Would IOQuake3 be right for my project?

Hello, I am thinking about using IOQuake3 for a project I’m working on, and I was hoping I could get some information to help me decide if this would be a good fit for me or if I should look elsewhere.

I am looking to create a game that look old; like a shooter from the late 90’s. I am creating original art assets, and I would like to be able to sell the final product commercially.
My biggest concern is that I want to do a minimal amount of programming. I have some programming ability, but not a lot, and so I don’t want to do much more than simple tweaking. I mostly want to just build a mod and not have to code anything more complicated than tweaking the weapons and menu.

To this end, I am not completely certain if using a Quake 3 port is the best route.
The game I am creating is single-player in focus (though I would like to have multiplayer as well.) So just looking at Quake 3, I am unsure if the game even contains the requisite code or if I would have to be creating most of what I need. Enemy behavior more like what is in Quake 2, an inventory system; these things come to mind. I suspect that making items and enemies not respawn would be simple changes, but changing their behavior might not be, unless the behavior was built to be more customizable.

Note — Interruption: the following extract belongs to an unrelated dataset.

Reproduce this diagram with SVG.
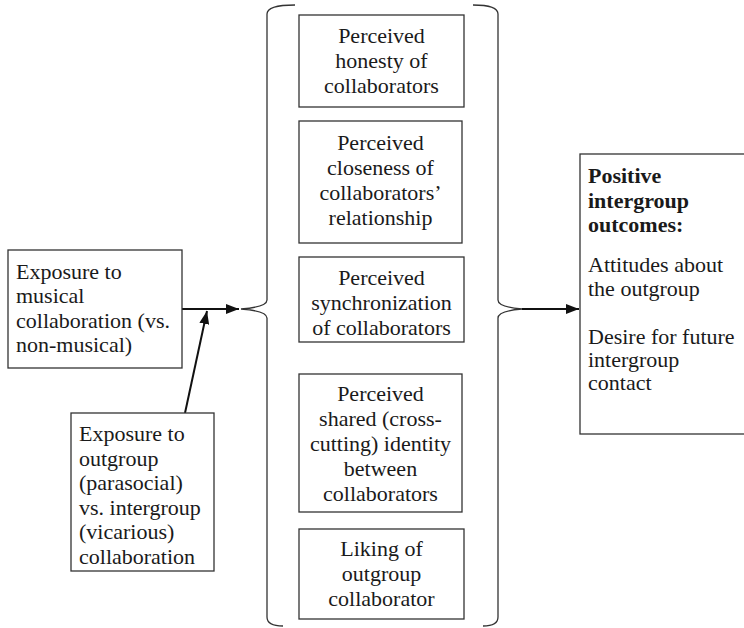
<svg xmlns="http://www.w3.org/2000/svg" width="744" height="628" viewBox="0 0 744 628" font-family="Liberation Serif, Times New Roman, serif">
<style>
svg text, g text, text{font-family:'Liberation Serif','Times New Roman',serif !important;font-size:22px;fill:#1a1a1a}
.box{fill:#fff;stroke:#333;stroke-width:1.3}
.c{text-anchor:middle}
.b{font-weight:bold}
.ln{stroke:#111;stroke-width:2;fill:none}
.br{stroke:#333;stroke-width:1.3;fill:none}
</style>
<defs>
<marker id="ah" viewBox="0 0 13 10" refX="13" refY="5" markerWidth="13" markerHeight="10" markerUnits="userSpaceOnUse" orient="auto">
<path d="M0,0 L13,5 L0,10 Z" fill="#111"/>
</marker>
</defs>
<rect width="744" height="628" fill="#fff"/>
<g id="connectors">
<line class="ln" x1="182" y1="309" x2="239" y2="309" marker-end="url(#ah)"/>
<line class="ln" x1="185" y1="413" x2="207" y2="311" marker-end="url(#ah)"/>
<line class="ln" x1="522" y1="309" x2="579" y2="309" marker-end="url(#ah)"/>
<path class="br" d="M295,5 Q267,5 267,14 L267,300 Q267,307 241,309 Q267,311 267,318 L267,617 Q267,626 283,626"/>
<path class="br" d="M473,5 Q498,5 498,14 L498,300 Q498,307 522,309 Q498,311 498,318 L498,617 Q498,626 483,626"/>
</g>
<g id="musical">
<rect class="box" x="8" y="250" width="174" height="118"/>
<text font-family="Liberation Serif" x="16" y="278.5">Exposure to</text>
<text font-family="Liberation Serif" x="16" y="303">musical</text>
<text font-family="Liberation Serif" x="16" y="327.5">collaboration (vs.</text>
<text font-family="Liberation Serif" x="16" y="352">non-musical)</text>
</g>
<g id="outgroup">
<rect class="box" x="71" y="413" width="143" height="158"/>
<text font-family="Liberation Serif" x="79" y="441">Exposure to</text>
<text font-family="Liberation Serif" x="79" y="465.5">outgroup</text>
<text font-family="Liberation Serif" x="79" y="490">(parasocial)</text>
<text font-family="Liberation Serif" x="79" y="514.5">vs. intergroup</text>
<text font-family="Liberation Serif" x="79" y="539">(vicarious)</text>
<text font-family="Liberation Serif" x="79" y="563.5">collaboration</text>
</g>
<g id="honesty">
<rect class="box" x="299" y="15" width="165" height="92"/>
<text class="c" font-family="Liberation Serif" x="381.5" y="43">Perceived</text>
<text class="c" font-family="Liberation Serif" x="381.5" y="68">honesty of</text>
<text class="c" font-family="Liberation Serif" x="381.5" y="93">collaborators</text>
</g>
<g id="closeness">
<rect class="box" x="299" y="121" width="163" height="122"/>
<text class="c" font-family="Liberation Serif" x="380.5" y="150">Perceived</text>
<text class="c" font-family="Liberation Serif" x="380.5" y="175">closeness of</text>
<text class="c" font-family="Liberation Serif" x="380.5" y="200">collaborators’</text>
<text class="c" font-family="Liberation Serif" x="380.5" y="225">relationship</text>
</g>
<g id="synchronization">
<rect class="box" x="299" y="257" width="165" height="85"/>
<text class="c" font-family="Liberation Serif" x="381.5" y="285">Perceived</text>
<text class="c" font-family="Liberation Serif" x="381.5" y="310">synchronization</text>
<text class="c" font-family="Liberation Serif" x="381.5" y="335">of collaborators</text>
</g>
<g id="shared">
<rect class="box" x="299" y="374" width="163" height="138"/>
<text class="c" font-family="Liberation Serif" x="380.5" y="401">Perceived</text>
<text class="c" font-family="Liberation Serif" x="380.5" y="426">shared (cross-</text>
<text class="c" font-family="Liberation Serif" x="380.5" y="451">cutting) identity</text>
<text class="c" font-family="Liberation Serif" x="380.5" y="476">between</text>
<text class="c" font-family="Liberation Serif" x="380.5" y="501">collaborators</text>
</g>
<g id="liking">
<rect class="box" x="299" y="529" width="165" height="90"/>
<text class="c" font-family="Liberation Serif" x="381.5" y="556">Liking of</text>
<text class="c" font-family="Liberation Serif" x="381.5" y="581">outgroup</text>
<text class="c" font-family="Liberation Serif" x="381.5" y="606">collaborator</text>
</g>
<g id="outcomes">
<rect class="box" x="580" y="154" width="170" height="280"/>
<text class="b" font-family="Liberation Serif" x="588" y="183">Positive</text>
<text class="b" font-family="Liberation Serif" x="588" y="207.5">intergroup</text>
<text class="b" font-family="Liberation Serif" x="588" y="232">outcomes:</text>
<text font-family="Liberation Serif" x="588" y="272">Attitudes about</text>
<text font-family="Liberation Serif" x="588" y="296">the outgroup</text>
<text font-family="Liberation Serif" x="588" y="344">Desire for future</text>
<text font-family="Liberation Serif" x="588" y="367">intergroup</text>
<text font-family="Liberation Serif" x="588" y="390">contact</text>
</g>
</svg>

Honestly I feel like a source port of Quake 2 would be more in order for a single-player experience, but I suspect there are a lot of under-the-hood changes made to the engine that make it more reliable and functional.

For a game to be original you’ll need original art, sound, and new code, so minimal programming isn’t going to be possible with any off-the-shelf engine. The only free thing you get with quake 3 that you can distribute is the code.

You can sell something you make with ioquake3, as long as you provide source code to any code changes you make.

If you’re focusing on single player then you might want something like Yamagi Quake 2 as your start.

Thank you; I am aware that I need original art and sound, that’s part of my plan. As you pointed out, I can distribute the code. It’s part of the GPL that the source was released under. It’s why I’m considering using the quake 3 engine.

Thank you for the suggestion. I take it this means that Quake 3 doesn’t come packaged with the code I would need for the single-player experience.

It has some single player code and could be modified, but it isn’t neccesarily going to be the kind of game you’re looking for - one that needs minimal coding - if you’re looking to develop a more traditional level-based shooter experience with many AI enemies per level.